According to a recent discovery by scientists, the most likely cause of the deadly outbreak of Ebola in West Africa was a young boy playing near a colony of virus-infected bats.

AIT reports that the scientist said the two year old boy described as patient zero became infected and was the first to die in his village in Meliandou, Guinea in December 2013.

‘Patient zero’ was Emile Ouamouno, and he was described as a playful toddler by his father Etienne.

Before his death, on December 6, 2013, Emile had been near a tree housing the free tailed bats.

The toddler came down with a high fever, began vomiting and passing black stools. It was after four days that the disease claimed Emile’s life, and he passed away on December 6, 2013.

His sister Philomene fell ill on Christmas Day last year, and was dead before New Year.

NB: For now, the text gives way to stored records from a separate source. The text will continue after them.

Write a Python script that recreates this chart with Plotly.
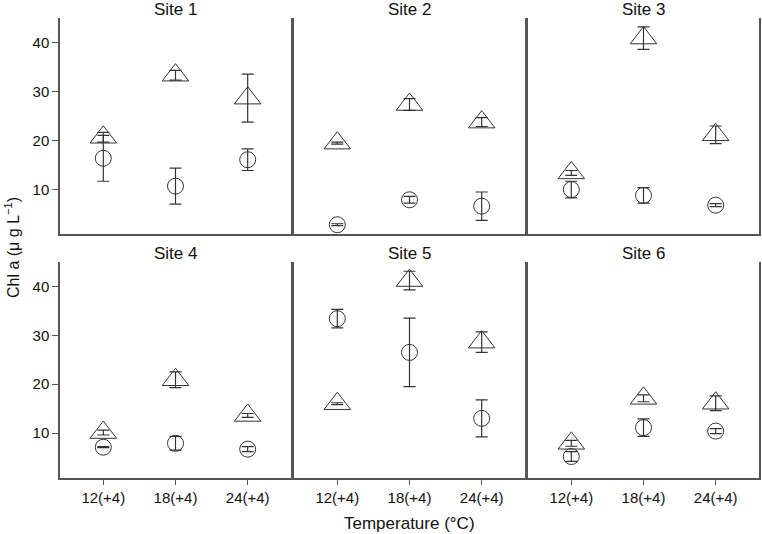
import plotly.graph_objects as go
from plotly.subplots import make_subplots

# ---- data ----
temperatures = ["12(+4)", "18(+4)", "24(+4)"]
sites = ["Site 1", "Site 2", "Site 3", "Site 4", "Site 5", "Site 6"]

circle_mean = [
    [16.4, 10.7, 16.1],
    [2.8, 7.9, 6.6],
    [10.0, 8.8, 6.8],
    [7.1, 7.9, 6.7],
    [33.4, 26.5, 13.0],
    [5.2, 11.1, 10.4],
]
circle_err = [
    [4.7, 3.7, 2.2],
    [0.2, 0.7, 2.9],
    [1.7, 1.6, 0.3],
    [0.1, 1.4, 0.5],
    [1.9, 7.0, 3.8],
    [1.0, 1.8, 0.5],
]
triangle_mean = [
    [20.7, 33.4, 28.7],
    [19.5, 27.4, 23.8],
    [13.4, 41.0, 21.2],
    [10.1, 20.9, 13.6],
    [16.0, 41.2, 28.6],
    [7.9, 17.1, 16.1],
]
triangle_err = [
    [1.0, 1.0, 4.9],
    [0.2, 1.2, 0.9],
    [0.5, 2.3, 1.8],
    [0.5, 1.6, 0.4],
    [0.2, 1.9, 2.1],
    [0.6, 0.7, 1.5],
]
y_ticks = [10, 20, 30, 40]

INK = "#333333"
AXIS = "#555555"
TEXT = "#111111"
FONT = "Liberation Sans, Arial, sans-serif"

fig = make_subplots(
    rows=2, cols=3,
    subplot_titles=sites,
    horizontal_spacing=0.0043,
    vertical_spacing=0.0587,
)

for i, site in enumerate(sites):
    row, col = i // 3 + 1, i % 3 + 1
    fig.add_trace(go.Scatter(
        x=temperatures, y=circle_mean[i], mode="markers",
        marker=dict(symbol="circle-open", size=16, color=INK, line=dict(width=1, color=INK)),
        error_y=dict(type="data", array=circle_err[i], color=INK, thickness=1.2, width=6),
        showlegend=False,
    ), row=row, col=col)
    fig.add_trace(go.Scatter(
        x=temperatures, y=triangle_mean[i], mode="markers",
        marker=dict(symbol="triangle-up-open", size=23, color=INK, line=dict(width=1, color=INK)),
        error_y=dict(type="data", array=triangle_err[i], color=INK, thickness=1.2, width=6),
        showlegend=False,
    ), row=row, col=col)

fig.update_xaxes(
    type="category", categoryorder="array", categoryarray=temperatures,
    range=[-0.6, 2.6], showgrid=False, zeroline=False,
    showline=True, linecolor=AXIS, linewidth=1.5,
    showticklabels=False, ticks="",
)
fig.update_xaxes(row=2, showticklabels=True, ticks="outside", ticklen=5,
                 tickcolor=AXIS, tickfont=dict(size=15, color=TEXT, family=FONT))

fig.update_yaxes(
    range=[0.8, 45.1], tickvals=y_ticks, showgrid=False, zeroline=False,
    showline=True, mirror=True, linecolor=AXIS, linewidth=1.5,
    showticklabels=False, ticks="",
)
fig.update_yaxes(col=1, showticklabels=True, ticks="outside", ticklen=6,
                 tickcolor=AXIS, tickfont=dict(size=15, color=TEXT, family=FONT))

for ann in fig.layout.annotations:
    ann.font = dict(size=17, color=TEXT, family=FONT)
    ann.yshift = -3

fig.add_annotation(
    text="Chl a (μ g L<sup>−1</sup>)", textangle=-90,
    xref="paper", yref="paper", x=0, y=0.5, xanchor="center", yanchor="middle",
    xshift=-48, showarrow=False, font=dict(size=16, color=TEXT, family=FONT),
)
fig.add_annotation(
    text="Temperature (°C)",
    xref="paper", yref="paper", x=0.5, y=0, xanchor="center", yanchor="middle",
    yshift=-45, showarrow=False, font=dict(size=17, color=TEXT, family=FONT),
)

fig.update_layout(
    width=762, height=534,
    margin=dict(l=60, r=1, t=18, b=56),
    template="simple_white",
    paper_bgcolor="white", plot_bgcolor="white",
    font=dict(family=FONT, color=TEXT),
)

fig.write_html(
    "out.html",
    config={"displayModeBar": False},
    post_script="document.body.style.margin='0';document.body.style.overflow='hidden';",
)
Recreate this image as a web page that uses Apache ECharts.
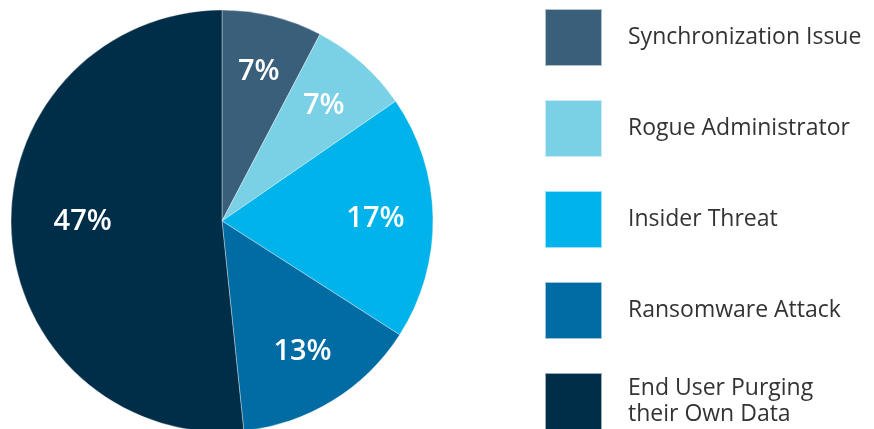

Their mother followed, along with their grandmother, Etienne said earlier this year. The disease then spread to other members of the community before spreading to other parts of Guinea.

The disease was only recognized as Ebola in March, and in the summer it began to spread across international borders, infecting people in Sierra Leone, Liberia and Nigeria, before patients were diagnosed in Spain, US and UK.

The epidemic represents the largest ever recorded Ebola outbreak, killing 7,800 people by December 17, 2014.

Fruit bats are the commonly suspected carriers of the Ebola virus and have been linked to previous outbreaks in Africa. They are often hunted for food, but the scientists say they are an unlikely source of infection.

The World Health Organisation recently revealed that, more than 20,000 people have been infected by Ebola in Sierra Leone, Liberia and Guinea since the outbreak of the virus began.